In most situations, the use of composite or hybrid bulls works best. In my travels I’ve seen and heard of too many straightbred herds with low conception rates, and too much death loss and sickness. Some form of crossbreeding can greatly help reduce those problems.
• While I have a strong belief in the value of whole herd inventory-based records, such as weaned calf crop percentage, pregnancy rate and average weaning and sale weights, I don’t keep individual cow records.
However, I do like individual ID on every cow for a number of conveniences, but I only keep track of cows that are exceptions. Much of this tracking is done with an ear notch or a notch in the ID tag, rather than with paper or computer records.
• As commercial producers, we raise market calves and typically don’t cull many cows. However, we do want to cull the right ones.
• We can make rapid genetic change in some traits, but it often isn’t economic progress. The associated unintended consequences often come back to bite us. Rapid change in weaning weight, for example, may result in larger cow size and higher milk production, which results in a reduction in stocking rate and/or an increase in fed feed.

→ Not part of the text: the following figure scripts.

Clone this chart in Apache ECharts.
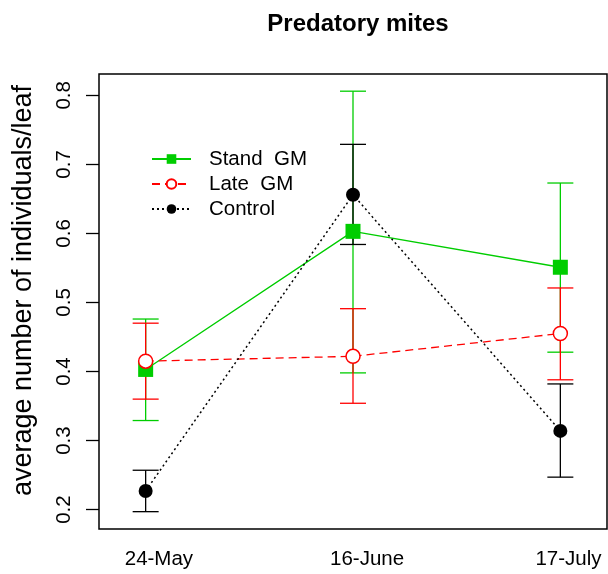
<!DOCTYPE html>
<html>
<head>
<meta charset="utf-8">
<script src="https://cdn.jsdelivr.net/npm/echarts@6/dist/echarts.min.js"></script>
<style>html,body{margin:0;padding:0;background:#fff;}#c{width:608px;height:574px;}</style>
</head>
<body>
<div id="c"></div>
<script>
const categories = ['24-May', '16-June', '17-July'];
const yTicks = [0.2, 0.3, 0.4, 0.5, 0.6, 0.7, 0.8];

const standMean = [0.403, 0.603, 0.551];
const standLow  = [0.329, 0.398, 0.428];
const standHigh = [0.476, 0.806, 0.673];

const lateMean = [0.415, 0.422, 0.455];
const lateLow  = [0.360, 0.354, 0.388];
const lateHigh = [0.470, 0.491, 0.521];

const controlMean = [0.227, 0.656, 0.314];
const controlLow  = [0.197, 0.584, 0.247];
const controlHigh = [0.257, 0.729, 0.382];

const FONT = 'Liberation Sans, Arial, Helvetica, sans-serif';
const GREEN = '#00CD00', RED = '#FF0000', BLACK = '#000000';

const pts = arr => arr.map((v, i) => [i + 1, v]);
const bars = (lo, hi) => lo.map((v, i) => [i + 1, v, hi[i]]);

function errRender(color) {
  return function (params, api) {
    const x = api.value(0);
    const a = api.coord([x, api.value(1)]);
    const b = api.coord([x, api.value(2)]);
    const hw = 13;
    const st = { stroke: color, lineWidth: 1.3 };
    return {
      type: 'group',
      children: [
        { type: 'line', shape: { x1: a[0], y1: a[1], x2: b[0], y2: b[1] }, style: st },
        { type: 'line', shape: { x1: a[0] - hw, y1: a[1], x2: a[0] + hw, y2: a[1] }, style: st },
        { type: 'line', shape: { x1: b[0] - hw, y1: b[1], x2: b[0] + hw, y2: b[1] }, style: st }
      ]
    };
  };
}

const labelPos = [1.064, 2.068, 3.039];

const chart = echarts.init(document.getElementById('c'), null, { renderer: 'canvas' });
chart.setOption({
  animation: false,
  backgroundColor: '#fff',
  textStyle: { fontFamily: FONT },
  title: {
    text: 'Predatory mites',
    left: 353, textAlign: 'center', top: 7,
    textStyle: { fontFamily: FONT, fontSize: 24, fontWeight: 'bold', color: '#000' }
  },
  grid: {
    left: 99, right: 1, top: 74, bottom: 45,
    show: true, borderColor: '#000', borderWidth: 1.5, backgroundColor: 'transparent'
  },
  legend: {
    orient: 'vertical', left: 151, top: 148, padding: 0,
    itemWidth: 39, itemHeight: 12, itemGap: 3,
    data: ['Stand  GM', 'Late  GM', 'Control'],
    textStyle: { fontFamily: FONT, fontSize: 20.5, color: '#000', lineHeight: 22, padding: [0, 0, 0, 13] }
  },
  xAxis: {
    type: 'value', min: 0.775, max: 3.225,
    splitLine: { show: false },
    axisLine: { show: false },
    axisTick: { show: false },
    axisLabel: {
      customValues: labelPos,
      formatter: (v) => { const i = labelPos.indexOf(v); return i >= 0 ? categories[i] : ''; },
      fontFamily: FONT, fontSize: 20.5, color: '#000', margin: 20
    }
  },
  yAxis: {
    type: 'value', min: 0.1719, max: 0.8309,
    name: 'average number of individuals/leaf',
    nameLocation: 'middle', nameRotate: 90, nameGap: 62,
    nameTextStyle: { fontFamily: FONT, fontSize: 27, color: '#000', padding: [0, 0, 0, 22] },
    splitLine: { show: false },
    axisLine: { show: false },
    axisTick: { show: true, customValues: yTicks, length: 13, inside: false, lineStyle: { color: '#000', width: 1.3 } },
    axisLabel: {
      customValues: yTicks, rotate: 90, margin: 24,
      formatter: v => v.toFixed(1),
      fontFamily: FONT, fontSize: 20.5, color: '#000'
    }
  },
  series: [
    { type: 'custom', renderItem: errRender(GREEN), data: bars(standLow, standHigh), encode: { x: 0, y: [1, 2] }, z: 1, silent: true },
    { type: 'custom', renderItem: errRender(RED), data: bars(lateLow, lateHigh), encode: { x: 0, y: [1, 2] }, z: 1, silent: true },
    { type: 'custom', renderItem: errRender(BLACK), data: bars(controlLow, controlHigh), encode: { x: 0, y: [1, 2] }, z: 1, silent: true },
    {
      name: 'Stand  GM', type: 'line', data: pts(standMean), z: 3,
      symbol: 'rect', symbolSize: 15,
      itemStyle: { color: GREEN, borderWidth: 0 },
      lineStyle: { color: GREEN, width: 1.3, type: 'solid' }
    },
    {
      name: 'Late  GM', type: 'line', data: pts(lateMean), z: 3,
      symbol: 'circle', symbolSize: 14,
      itemStyle: { color: '#fff', borderColor: RED, borderWidth: 1.5 },
      lineStyle: { color: RED, width: 1.3, type: [8, 5] }
    },
    {
      name: 'Control', type: 'line', data: pts(controlMean), z: 3,
      symbol: 'circle', symbolSize: 14,
      itemStyle: { color: BLACK, borderWidth: 0 },
      lineStyle: { color: BLACK, width: 1.5, type: [2, 3] }
    }
  ]
});
</script>
</body>
</html>
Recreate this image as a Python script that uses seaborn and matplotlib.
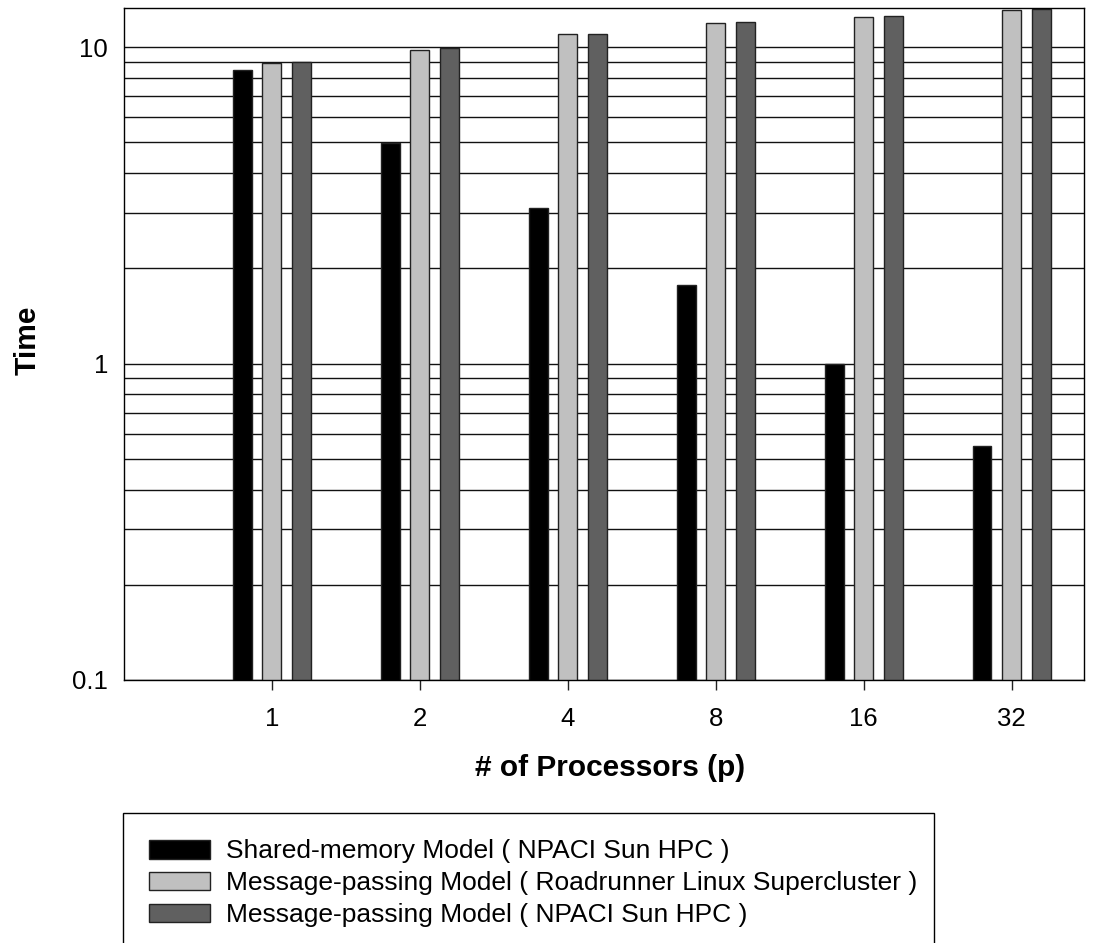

It could also be accompanied with lower conception rates or a longer calving season.
With these ideas in mind, let’s first talk about culling cows and then selecting bulls. Every person’s cull list looks a little different, but I cull the following:
Most geneticists will tell you that most of these traits aren’t highly heritable and genetic progress will be negligible. I agree but all progress isn’t genetic. If retained, some of these cows will repeat the same problem.
I can assure you that if you strictly cull this way for several years, you will eventually have to cull very few each year. This culling can also be done without paper or computer records; you simply mark them as you handle them.
Even the unacceptable calves can be turned back to the cows the morning after they are weaned. When they mother up, you simply sort them off and mark the cow. If the cow is carrying her record, you never have to go back to the house. The record is there all the time.
Some readers will make some allowances for certain cows, such as assisting calving with a first-calf heifer. I did this for many years, but have become more inclined to not confine them for calving and would like to have them calve unassisted. Each person’s definition of a short calving season can be different to fit circumstances. How bad does an udder have to be to merit culling? How do you define poor disposition? Each of these questions must be answered in the context of your objectives and circumstances.
You must play culling rate against herd turnover or replacement rate. If replacements are expensive to raise or purchase, you will want to slow your turnover and will need to cull less severely. If you can develop replacements cost effectively and have a good market for bred cows, you can increase the herd turnover rate and cull more aggressively.
Now a few points on bull selection:
• Find the right seedstock producer. If you are terminal crossing your cows, does your seedstock supplier focus on growth, carcass, feed efficiency, reasonable calving ease and male soundness? If you’re raising your replacements, does he expect his cows to graze most or all of the year with minimal supplementation? Does he eliminate cows you would not choose to be the mother of your bull? Does he expect his bulls to pass a breeding soundness exam at one year of age? Do you really want daughters from his bulls to be your next generation of cows? Do the cow size and milking ability fit your breeding plan? Can he help you maintain an optimum level of heterosis in your herd with the bulls and breeds he offers? Does he have individual animal records and EPDs based on whole herd reporting?
While I’ve spoken negatively about individual records on commercial cattle, I’m equally outspoken about the value of very complete, honest and detailed records on seedstock cattle. To the best of our ability to predict, you want to purchase bulls that will make the changes or maintain the levels of performance that you want. Over time, a few bulls contribute most of the genes in your cowherd.
• Select bulls that will provide and maintain heterosis in your herd. I prefer to buy composite bulls to maintain a level of heterosis. This approach greatly facilitates grazing and labor management. I want to trust a seedstock provider to understand my objectives and make bulls to help me reach those objectives.
• Unless you need to correct a marked deficiency in your herd, select for balance in traits to avoid unintended consequences of narrowly focused selection.
Remember, that if you’re raising your own replacements, the bulls you select become the future of your herd. Meanwhile, judicious cow culling can clean up your herd and make it more manageable and marketable. You’ll not only eliminate the misfits, but shorten the calving season, which will provide a more uniform and marketable calf crop.